Maria me lembrou que nossa vida não se restringe apenas aos verbos transitivos. Fez-me, de certa maneira, inverter a ordem.
E me apareceu isto: a vida não se justifica pela utilidade, ou só pela utilidade (ainda tenho muito que amadurecer), mas pelo prazer e pela alegria. Como disse Oswald de Andrade, a alegria é a prova dos nove.
Talvez esteja eu em erro (afinal aprendi isso com uma bebê), mas quanto mais buscamos o regulável, o mensurável, o objetivável, o produtível, mais a existência se torna inautêntica e ilegítima.
A gente se vê enganado pela rotina, pela velocidade do dia, das coisas, das metas, do alvo…Maria me lembrou que quando a gente cresce a gente pode voltar a brincar, ter com os brinquedos e brincadeiras. Maria me autorizou a brincar de verdade. Disse que brincar é coisa séria.
Esquecemos das coisas se não as fizermos, Leitor Brincante. O brincar está entre as fazeduras habitualmente vistas por nós como tempo perdido, como uma atividade oposta ao trabalho, sendo por isso menos importante, já que não se vincula ao mundo produtivo, não gera resultados (“visíveis”). Quem está brincando já chegou.

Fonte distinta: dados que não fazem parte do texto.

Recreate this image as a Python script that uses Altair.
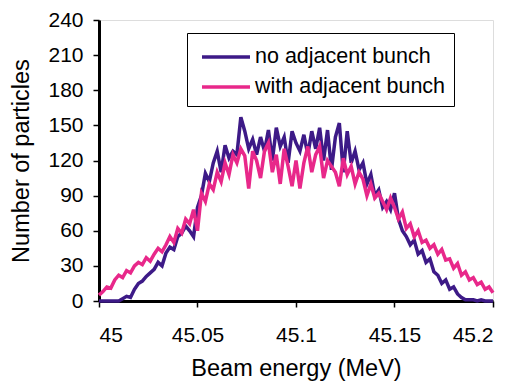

Na verdade, vejo que precisamos do brincar para sermos adultos e podemos levar os brinquedos para a faculdade e para o trabalho, andar com eles por aí.
A racionalidade torna o lúdico inviável, quiçá por isso ele é banido da vida do adulto. O brincar, nesse mundo de “buscar o sucesso”, é sua negação. A sociedade até permite o lazer, o não-trabalho, mas o brincar, não, este é raro.
Nesse tempo em que ninguém tem tempo para ter tempo, Maria abriu um espaço, um universo, e me deu tempo para brincar. E como dizem os grandes teóricos do lúdico: “brincar é viver criativamente no mundo. Ter prazer em brincar é ter prazer em viver”.
Ocorre que nossa rotina de produção, de utilidade, o próprio sistema em que vivemos, tem conseguido domar o espírito lúdico. PERROTTI disse que com o tempo, trocamos nossos sonhos, nosso tempo, pelos privilégios parcos oferecidos pela vida superficial. Premiados pelas exigências, sucumbimos à mera racionalidade e deixamos de lado o brincar, a magia. Fica lá escondida de nós.
Só que brincar não é coisa trivial, tem profunda significância. Ela dá alegria, liberdade, contentamento, descanso interno e externo, paz com o mundo. Froebel disse que o brincar tem a fonte de tudo o que é bom. Revela a vida interna do homem. O ser humano todo é desenvolvido e mostrado, em suas disposições mais carinhosas, em suas tendências mais interiores.
Esse mundo que criamos nos brutaliza de tantas formas, nos reduz. Diante da rudeza das horas, a delicadeza do brincar é um ato de insubordinação, de resistência. É estar a meio caminho entre a magia e a realidade… Obrigado, Maria cheia de graça!